Coloro che frequentano per passione i musei ed i luoghi culturali, il fruitore medio, coloro i quali svolgono percorsi di studi nell’ambito artistico/culturale, tutti sono stati lentamente “abituati” al: ciò che andava creato e rivoluzionato è stato già fatto.
Si è per cui creata assuefazione ed è “normale” oggi considerare l’arte, la cultura e le menti sature di “nuovo già visto”. Una Pop Art 2.0 nel quale non si crea più nulla ma si disfa e si “svecchia” ciò che è già noto, conosciuto, usato, consumato.
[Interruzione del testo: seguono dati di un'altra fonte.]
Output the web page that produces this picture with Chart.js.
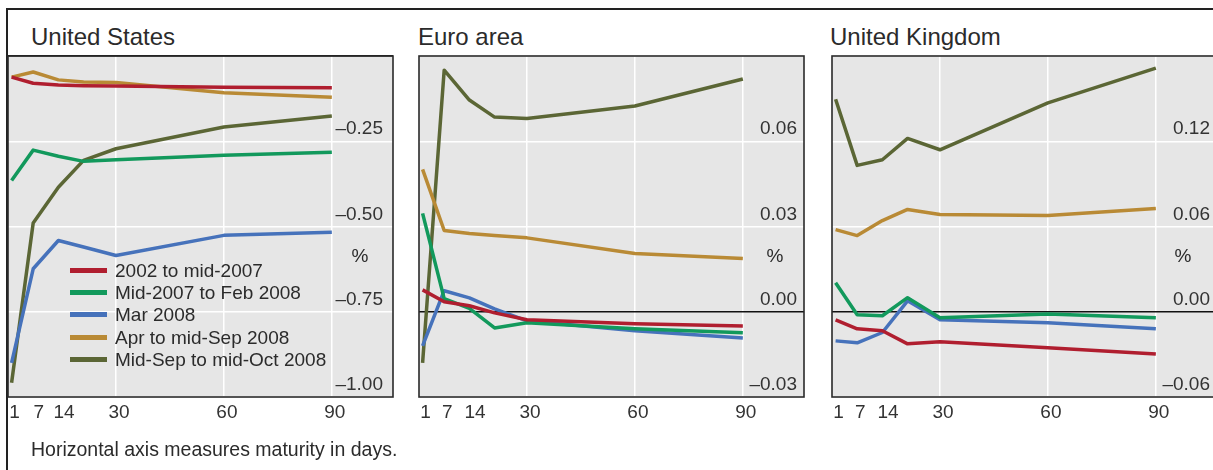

Questa mostra del resto è una prova tangibile della difficoltà da parte di curatori, galleristi e di tutte le professionalità del settore, di portare al fruitore artisti poco noti ma che hanno segnato inequivocabilmente la storia dell’arte. Produzioni artistiche che aspettano di essere “scoperte” e “riscoperte” ma che per tutta una serie di fattori (in primis le esigenze economiche), vengono “accantonate” a favore di grandi nomi dell’arte che attirano una grande quantità di persone.
Questa mostra, infatti, è stata un successo ed ha attirato migliaia di visitatori da ogni parte d’Italia e del mondo; che avvalora la tesi secondo cui l’arte è un prodotto che va “venduto” perché enti museali, privati, sono immessi nel mondo del mercato (in questo caso artistico) che non fa “sconti” a nessuno.
Era per cui necessaria? E’ sempre necessario creare mostre nel quale viene presentato un grande nome dell’arte attraverso punti di vista nuovi, inediti e creativamente stimolanti. Ma è anche necessario riflettere sul come sia altrettanto importante rendere in parallelo mostre “di punta” con una tipologia di mostre “scoperta” che possono andare a centrare l’obiettivo di portare davvero un contributo nuovo nella società contemporanea.
Possiamo dunque riflettere sul cambiamento che ha investito le esposizioni degli ultimi vent’anni. Sempre più interattive, coinvolgenti, immersive, sempre più mainstream, divertenti e funzionali allo scopo, vendere.
Possiamo soprattutto riflettere su come strumenti sempre più all’avanguardia debbano essere messi a servizio dell’arte e non viceversa.